Leeds Castle Mill and Barbican -- Leeds Castle, Maidstone, Kent, UK
N 51° 14.901 E 000° 37.720
31U E 334504 N 5680114
All that is left of the Leeds Castle Mill, built around 1100 as part of the Barbican, is the mill race and slots for the waterwheel
Waymark Code: WMT53D
Location: South East England, United Kingdom
Date Posted: 09/27/2016
Views: 0
The waymark coordinates are for the paved path the leads into the Barbican and Mill at Leeds Castle.
We could find very little documentation of this mill on line, except for what we found on Wikipedia: (
visit link)
"RIVER LEN
The River Len is a river in Kent, England. It rises at a spring in Bluebell Woods to the south-east of the village centre of Lenham 0.6 miles (0.97 km) from the source of the River Great Stour; both rise on the Greensand Ridge. Its length is c10 miles (16 km). It enters the River Medway at Maidstone.
The river flows in a generally westerly direction. Today it runs parallel with the M20 motorway for much of the first part of its journey: it passes between the hamlet of Fairbourne Heath and Harrietsham; after Broomfield the river becomes the lake adjoining Leeds Castle. The Len enters the town of Maidstone south of Bearsted and its waters become the lake in Mote Park; and it enters the River Medway c1.25 miles (2.01 km) beyond.

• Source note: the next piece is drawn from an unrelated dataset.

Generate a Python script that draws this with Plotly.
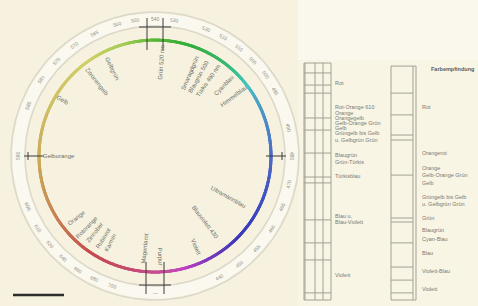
import colorsys
import numpy as np
import plotly.graph_objects as go

# ---------------- data ----------------
# colour wheel: clockwise angle from top (deg) -> hue (deg) and lightness
wheel_angles = [0, 20, 40, 60, 90, 135, 155, 175, 195, 215, 235, 260, 290, 325, 345, 360]
wheel_hues = [105, 125, 150, 195, 225, 240, 275, 320, 345, 360, 380, 400, 410, 420, 440, 465]
wheel_light = [0.47, 0.45, 0.48, 0.54, 0.54, 0.48, 0.48, 0.54, 0.54, 0.54, 0.56, 0.56, 0.6, 0.62, 0.57, 0.47]
wheel_radius = 116
ring_radii = [130, 144]

# radial labels inside the wheel
inner_label_angles = [4, 23, 29, 35, 44, 53, 119, 143, 156, 177, 186, 207, 212, 218, 224, 232, 270, 301, 322, 334]
inner_label_radii = [94, 90, 90, 92, 98, 99, 84, 83, 100, 101, 93, 97, 97, 97, 98, 100, 96, 108, 94, 97]
inner_label_texts = ["Grün 520 nm", "Smaragdgrün", "Blaugrün 500", "Türkis 490 nm", "Cyanblau",
                     "Himmelblau", "Ultramarinblau", "Blauviolett 430", "Violett", "Purpur",
                     "Magentarot", "Karmin", "Rubinrot", "Zinnober", "Rotorange", "Orange",
                     "Gelborange", "Gelb", "Zitronengelb", "Gelbgrün"]

# tangential labels on the outer rings
outer_label_angles = [0, 352, 8, 22, 30, 38, 46, 54, 62, 78, 90, 102, 112, 122, 132, 142, 152, 180,
                      198, 206, 214, 222, 230, 238, 248, 270, 292, 304, 314, 324, 334, 344]
outer_label_texts = ["540", "550", "530", "520", "515", "510", "505", "500", "495", "490", "480",
                     "470", "465", "460", "455", "450", "440", "—", "700", "680", "660", "640",
                     "620", "610", "600", "590", "585", "580", "575", "570", "565", "560"]

# cross marks at the four main directions (tangential offsets of radial strokes)
mark_angles = [0, 90, 180, 270]
mark_offsets = [[-8, 8], [0], [-9, 9], [0]]

# right panel: scale positions 0 (top) .. 100 (bottom)
scale1_ticks = [4.2, 9.3, 12.7, 23.2, 28.3, 38.0, 48.1, 50.6, 66.2, 75.9, 83.1, 97.0]
scale1_label_pos = [8.4, 18.6, 21.1, 23.2, 25.3, 27.4, 29.5, 32.5, 38.8, 41.8, 47.7, 64.6, 67.1, 89.5]
scale1_label_txt = ["Rot", "Rot-Orange 610", "Orange", "Orangegelb", "Gelb-Orange Grün", "Gelb",
                    "Grüngelb bis Gelb", "u. Gelbgrün Grün", "Blaugrün", "Grün-Türkis",
                    "Türkisblau", "Blau u.", "Blau-Violett", "Violett"]
scale2_ticks = [12.7, 21.9, 30.4, 32.5, 47.3, 65.4, 67.1, 75.9, 86.1, 91.6, 97.0]
scale2_label_pos = [18.6, 38.0, 44.3, 47.3, 50.6, 56.5, 59.5, 65.4, 70.5, 74.3, 80.2, 87.8, 95.4]
scale2_label_txt = ["Rot", "Orangerot", "Orange", "Gelb-Orange Grün", "Gelb", "Grüngelb bis Gelb",
                    "u. Gelbgrün Grün", "Grün", "Blaugrün", "Cyan-Blau", "Blau", "Violett-Blau",
                    "Violett"]
scale2_title = "Farbempfindung"

# ---------------- figure ----------------
BG = "#f6f2df"
TXT = "#7a7a72"
FONT = "Liberation Sans"

fig = go.Figure()


def polar_xy(theta_deg, r):
    t = np.radians(theta_deg)
    return r * np.sin(t), r * np.cos(t)


# rings (light band with grey edges)
ring_t = np.linspace(0, 360, 721)
rx, ry = polar_xy(ring_t, (ring_radii[0] + ring_radii[1]) / 2)
fig.add_trace(go.Scatter(x=rx, y=ry, mode="lines", line=dict(color="#fbf9ef", width=12),
                         hoverinfo="skip", showlegend=False))
for rr in ring_radii:
    rx, ry = polar_xy(ring_t, rr)
    fig.add_trace(go.Scatter(x=rx, y=ry, mode="lines", line=dict(color="#dcd9cb", width=1.6),
                             hoverinfo="skip", showlegend=False))

# colour wheel
pts = np.linspace(0, 360, 1200, endpoint=False)
hues = np.interp(pts, wheel_angles, wheel_hues) % 360
lights = np.interp(pts, wheel_angles, wheel_light)
cols = []
for h, l in zip(hues, lights):
    r, g, b = colorsys.hls_to_rgb(h / 360.0, l, 0.52)
    cols.append(f"rgb({int(r*255)},{int(g*255)},{int(b*255)})")
cx, cy = polar_xy(pts, wheel_radius)
fig.add_trace(go.Scatter(x=cx, y=cy, mode="markers",
                         marker=dict(size=3.0, color=cols, line=dict(width=0)),
                         hoverinfo="skip", showlegend=False))

# cross marks
for ang, offs in zip(mark_angles, mark_offsets):
    t = np.radians(ang)
    u = np.array([np.sin(t), np.cos(t)])
    tv = np.array([np.cos(t), -np.sin(t)])
    xs, ys = [], []
    if len(offs) > 1:
        r0, r1, rbar, half = 106, 138, 129, 16
    else:
        r0, r1, rbar, half = 111, 131, 127, 4
    for o in offs:
        p0 = r0 * u + o * tv
        p1 = r1 * u + o * tv
        xs += [p0[0], p1[0], None]
        ys += [p0[1], p1[1], None]
    q0 = rbar * u - half * tv
    q1 = rbar * u + half * tv
    xs += [q0[0], q1[0], None]
    ys += [q0[1], q1[1], None]
    fig.add_trace(go.Scatter(x=xs, y=ys, mode="lines", line=dict(color="#3a3a3a", width=1),
                             hoverinfo="skip", showlegend=False))

# scale bar
fig.add_trace(go.Scatter(x=[-142, -91], y=[-139, -139], mode="lines",
                         line=dict(color="#2e2e2e", width=2.5), hoverinfo="skip", showlegend=False))

annotations = []
for ang, rr, txt in zip(inner_label_angles, inner_label_radii, inner_label_texts):
    x, y = polar_xy(ang, rr)
    ta = ang - 90 if ang <= 180 else ang - 270
    annotations.append(dict(x=float(x), y=float(y), xref="x", yref="y", text=txt, showarrow=False,
                            textangle=ta, font=dict(size=6, color="#6e6e66", family=FONT)))
for ang, txt in zip(outer_label_angles, outer_label_texts):
    x, y = polar_xy(ang, 137)
    if ang <= 90:
        ta = ang
    elif ang >= 270:
        ta = ang - 360
    else:
        ta = ang - 180
    annotations.append(dict(x=float(x), y=float(y), xref="x", yref="y", text=txt, showarrow=False,
                            textangle=ta, font=dict(size=5, color="#8f8f85", family=FONT)))

# ---------------- right panel ----------------
def box(x0, x1, y0, y1):
    return [x0, x1, x1, x0, x0, None], [y0, y0, y1, y1, y0, None]

# column 1
bx, by = box(4, 31, 0, 100)
for vx in [5, 15, 23]:
    bx += [vx, vx, None]
    by += [0, 100, None]
for t in scale1_ticks:
    bx += [4, 31, None]
    by += [t, t, None]
fig.add_trace(go.Scatter(x=bx, y=by, mode="lines", xaxis="x2", yaxis="y2",
                         line=dict(color="#a3a196", width=1), hoverinfo="skip", showlegend=False))
# column 2
bx, by = box(91, 116, 1.3, 100)
bx += [113, 113, None]
by += [1.3, 100, None]
for t in scale2_ticks:
    bx += [91, 113, None]
    by += [t, t, None]
fig.add_trace(go.Scatter(x=bx, y=by, mode="lines", xaxis="x2", yaxis="y2",
                         line=dict(color="#a3a196", width=1), hoverinfo="skip", showlegend=False))

for p, txt in zip(scale1_label_pos, scale1_label_txt):
    annotations.append(dict(x=33, y=p, xref="x2", yref="y2", text=txt, showarrow=False,
                            xanchor="left", font=dict(size=5.5, color=TXT, family=FONT)))
for p, txt in zip(scale2_label_pos, scale2_label_txt):
    annotations.append(dict(x=120, y=p, xref="x2", yref="y2", text=txt, showarrow=False,
                            xanchor="left", font=dict(size=5.5, color=TXT, family=FONT)))
annotations.append(dict(x=129, y=2.5, xref="x2", yref="y2", text="<b>" + scale2_title + "</b>",
                        showarrow=False, xanchor="left", font=dict(size=5.5, color="#5c5c55", family=FONT)))

shapes = [
    dict(type="rect", xref="paper", yref="paper", x0=298 / 478, x1=1, y0=0, y1=1,
         fillcolor="#f8f5e5", line=dict(width=0), layer="below"),
    dict(type="rect", xref="paper", yref="paper", x0=298 / 478, x1=1, y0=1 - 60 / 306, y1=1,
         fillcolor="#faf8ec", line=dict(width=0), layer="below"),
]

fig.update_layout(
    width=478, height=306, autosize=False,
    margin=dict(l=0, r=0, t=0, b=0),
    paper_bgcolor=BG, plot_bgcolor="rgba(0,0,0,0)",
    xaxis=dict(domain=[0, 300 / 478], range=[-155, 145], visible=False, fixedrange=True),
    yaxis=dict(domain=[0, 1], range=[-150, 156], visible=False, fixedrange=True),
    xaxis2=dict(domain=[300 / 478, 1], range=[0, 178], visible=False, anchor="y2", fixedrange=True),
    yaxis2=dict(domain=[0, 1], range=[102.53, -26.58], visible=False, anchor="x2", fixedrange=True),
    annotations=annotations,
    shapes=shapes,
    showlegend=False,
)

fig.write_html("out.html", config={"displayModeBar": False},
               post_script="document.body.style.margin='0';document.body.style.overflow='hidden';")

The river powered a number of watermills on itself and its tributaries in the parishes of Ulcombe, Leeds, Hollingbourne, Boxley and Maidstone.
. . . .
Leeds Castle Mill
A mill was recorded at Broomfield in the Domesday book. This predated the building of a mill by either Robert de Crevecoeur or his son Hamo de Crevecoeur in 1100. Originally built as a corn mill, there is some evidence that it had been converted to a fulling mill by 1368. This being the work of Thomas Burgeys of Smarden. The surviving mill building dates from the early thirteenth century and fell out of use in the middle seventeenth century. The building was some 16 feet (4.88 m) wide, 42 feet (12.80 m) long and 35 feet (10.67 m) high. The waterwheel was driven from the lake to the castle. The mill was located between the Outer Barbican and Inner Barbican and the breast shot waterwheel would have been some 10 feet (3.05 m) or 11 feet (3.35 m) diameter and 3 feet (0.91 m) wide. The remains of a pair of Peak millstones were recorded as lying in the wheel pit in 1967. The stones seemed to be of early nineteenth century manufacture and it is not known whether they came from this mill of one of the other mills owned by the Leeds Castle estate."